Sherlock sighed into John’s shoulder.
“It’s been a hard month, hasn’t it,” John whispered. He stroked his sweet Sherlock’s back.
“I feel like passing out just walking through the Yard,” Sherlock admitted.
John wasn’t surprised at this admission. Frankly he was astounded that Sherlock could physically sustain any of his work. “What’s stopping you from eating, sweetheart?”
Sherlock relaxed even further into the words, sagging against John’s shoulder. “Mm. Don’t know.”
“It doesn’t feel good?” John prodded.
“I can feel the food like congealed blood in my veins. Sloshing about. Just coagulating.”
“Hmmm.”
Then Sherlock sighed. “Mycroft wants me to attend Mummy’s birthday in a few weeks.”
John looked up at Sherlock in surprise. “I didn’t know she was still alive.”
“I generally pretend she isn’t,” Sherlock said.
John smiled. “What’s she like? I know a bit about your dad—” Sherlock shuddered—“but you never mentioned your mum, so I assumed…”
“She’s. Overbearing,” Sherlock began. “Um. You know, very… she wasn’t always like this. Early on, she was just as bad as he was.”
John frowned. If Sherlock still couldn’t put his experiences into words… He rubbed Sherlock’s back encouragingly. “So, are you going?”
Sherlock snorted. “Not if I can help it. But Mycroft will probably send some of his minions to take me away again.”

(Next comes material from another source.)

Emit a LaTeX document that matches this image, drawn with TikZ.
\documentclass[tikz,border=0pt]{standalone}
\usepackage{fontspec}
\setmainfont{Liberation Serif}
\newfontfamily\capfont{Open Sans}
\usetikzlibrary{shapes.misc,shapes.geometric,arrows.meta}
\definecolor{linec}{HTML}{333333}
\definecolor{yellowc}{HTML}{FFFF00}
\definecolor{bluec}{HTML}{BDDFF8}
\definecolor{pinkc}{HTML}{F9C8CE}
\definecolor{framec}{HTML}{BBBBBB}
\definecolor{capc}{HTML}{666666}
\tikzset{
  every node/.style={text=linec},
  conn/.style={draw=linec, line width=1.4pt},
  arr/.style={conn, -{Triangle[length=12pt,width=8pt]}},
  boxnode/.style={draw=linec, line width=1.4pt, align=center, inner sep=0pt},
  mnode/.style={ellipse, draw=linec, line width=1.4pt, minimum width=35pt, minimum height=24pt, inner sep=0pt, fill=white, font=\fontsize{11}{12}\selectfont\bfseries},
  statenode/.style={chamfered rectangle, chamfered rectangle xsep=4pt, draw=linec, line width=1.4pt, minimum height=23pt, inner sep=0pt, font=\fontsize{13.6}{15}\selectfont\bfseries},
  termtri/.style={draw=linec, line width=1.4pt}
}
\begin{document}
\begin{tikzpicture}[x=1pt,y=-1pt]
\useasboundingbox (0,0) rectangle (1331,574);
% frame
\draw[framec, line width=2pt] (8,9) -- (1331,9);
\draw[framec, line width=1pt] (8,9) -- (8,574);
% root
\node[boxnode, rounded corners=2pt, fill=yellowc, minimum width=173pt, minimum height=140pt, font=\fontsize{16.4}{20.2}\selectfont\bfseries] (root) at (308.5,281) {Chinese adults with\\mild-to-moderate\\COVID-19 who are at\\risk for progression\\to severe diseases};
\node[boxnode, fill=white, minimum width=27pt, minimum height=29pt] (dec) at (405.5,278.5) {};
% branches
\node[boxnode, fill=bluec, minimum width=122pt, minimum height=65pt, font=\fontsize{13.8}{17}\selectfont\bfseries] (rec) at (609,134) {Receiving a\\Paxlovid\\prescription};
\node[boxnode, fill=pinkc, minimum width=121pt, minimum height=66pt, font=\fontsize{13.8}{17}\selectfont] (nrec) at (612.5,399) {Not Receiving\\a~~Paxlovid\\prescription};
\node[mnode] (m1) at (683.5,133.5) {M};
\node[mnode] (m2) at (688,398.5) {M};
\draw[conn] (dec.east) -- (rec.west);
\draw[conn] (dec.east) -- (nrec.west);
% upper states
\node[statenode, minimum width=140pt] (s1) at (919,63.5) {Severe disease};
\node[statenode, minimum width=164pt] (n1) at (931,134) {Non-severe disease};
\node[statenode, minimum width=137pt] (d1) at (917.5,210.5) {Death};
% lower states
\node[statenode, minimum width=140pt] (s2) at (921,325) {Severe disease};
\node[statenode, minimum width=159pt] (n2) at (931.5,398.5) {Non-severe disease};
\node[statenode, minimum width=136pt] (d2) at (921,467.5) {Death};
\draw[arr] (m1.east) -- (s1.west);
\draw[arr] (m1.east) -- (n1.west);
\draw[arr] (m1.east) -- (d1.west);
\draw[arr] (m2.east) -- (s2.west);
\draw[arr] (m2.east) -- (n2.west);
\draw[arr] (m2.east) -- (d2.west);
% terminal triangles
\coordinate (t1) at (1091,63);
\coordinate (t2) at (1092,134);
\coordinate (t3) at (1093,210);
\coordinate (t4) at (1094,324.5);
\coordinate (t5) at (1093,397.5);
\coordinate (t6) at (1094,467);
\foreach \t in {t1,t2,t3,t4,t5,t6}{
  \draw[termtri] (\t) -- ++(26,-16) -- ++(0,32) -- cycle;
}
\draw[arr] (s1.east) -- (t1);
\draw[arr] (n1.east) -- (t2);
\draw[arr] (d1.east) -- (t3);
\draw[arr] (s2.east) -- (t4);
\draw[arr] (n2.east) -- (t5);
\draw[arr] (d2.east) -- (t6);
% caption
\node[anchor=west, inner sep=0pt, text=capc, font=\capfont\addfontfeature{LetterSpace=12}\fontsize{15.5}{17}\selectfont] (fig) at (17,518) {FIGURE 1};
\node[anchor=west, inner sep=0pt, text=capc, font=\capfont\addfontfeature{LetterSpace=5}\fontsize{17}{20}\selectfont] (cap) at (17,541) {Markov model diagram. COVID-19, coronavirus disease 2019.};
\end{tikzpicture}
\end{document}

“Do you usually go to her birthday?”
“Mm. No. But it’s her seventieth. And Mycroft says she’s expecting me.”
“What will her party be like?”
“Oh, probably… I don’t know. Tea and cake. A game of cricket on the lawn. Whatever out of touch old ladies do.”
“If Mycroft’s involved, it’s probably going to be posh,” John agreed.
“If I have to go, will you come with me?”
John looked down at his love, who was looking very shy. “Of course, I’ll come!” he said. “I’ll hold your hand through the whole thing.”
Sherlock smiled a bit at that, squeezing John’s hand. “It’s at the old house. I can’t believe she’s still living there.”
John wanted to ask if Sherlock’s father had beaten Sherlock’s mother, too. What Mycroft’s involvement was. The questions wanted to tumble off his tongue. But he bit his lip. Instead, he said, “It must have been weighing on you.”
“Yes,” his sweet love admitted. “Mycroft has been pestering me.”
“I can imagine he has,” John said wryly. “He has a way of doing that.”
Sherlock laughed. “Thank you,” he whispered. “For, you know.”
“Anytime,” John smiled. “I love you.”
“You too,” Sherlock smiled shyly and kissed his cheek. “Daddy.”
John squeezed his love’s hand. They would take it one day at a time.